If you’ve never made a budget before, try reading our article on Budgeting for Beginners. Once created, put your budget somewhere visible like the fridge door to help you stick to it.
Ban unnecessary gifts
Often, we end up swapping gifts with certain people just out of social obligation. It feels a bit pointless if you’re not enjoying the act of gift-giving and receiving back things you don’t need.
Also remember that gift-giving creates an obligation on recipients to give back, whether they can afford it or not. For some, the gift of "not obliging you to buy for me" is actually better.
It might be worth having an honest conversation with people to say that you’re not expecting them to buy you a gift this year and suggesting you just swap cards instead. Make it clear it’s not personal - you’re just trying to be more thoughtful about your spending.
As an alternative, you could try organising a Secret Santa within your family, or group of friends or colleagues. For those who don't know, everyone's name goes into a hat, then you draw out who you're buying for. So you only buy and receive one gift, usually within a spending limit.
These days you don’t even need the hat – an online tool can organise it all for you with a few clicks. One of the slickest is free site Elfster. Just sign up, enter a few details such maximum budget and the date you’ll do the exchange. You can either enter the other people’s emails or cut and paste a sign-up link. You can even set up wishlists so that people end up with a present they love.

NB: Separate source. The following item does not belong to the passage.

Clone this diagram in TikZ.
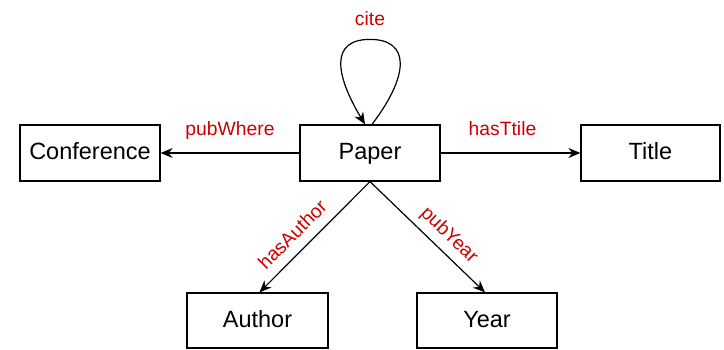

Through your employer you may be able to access retail discounts. These allow you to save money on everything from grocery shopping to luxury brands. Many are available as e-vouchers on your mobile phone, making it quick and easy to save while you shop.
Likewise, some employers offer staff the chance to spread the cost of big-ticket items over several months by taking payments directly from your salary. Popular purchases include TVs, phones, gaming systems, tablets and more. Check with your employer to see if they offer this.
If you have presents from last year you’ve never used, there’s no reason not to regift it to a new recipient. If you can’t think of anyone suitable, see if you can sell it on eBay or Facebook Marketplace.
Christmas can be an expensive time of year, but try to be clear with yourself about what you can afford and how to make the best use of your money. After a difficult year, the best gift of all may be just spending time with our loved ones.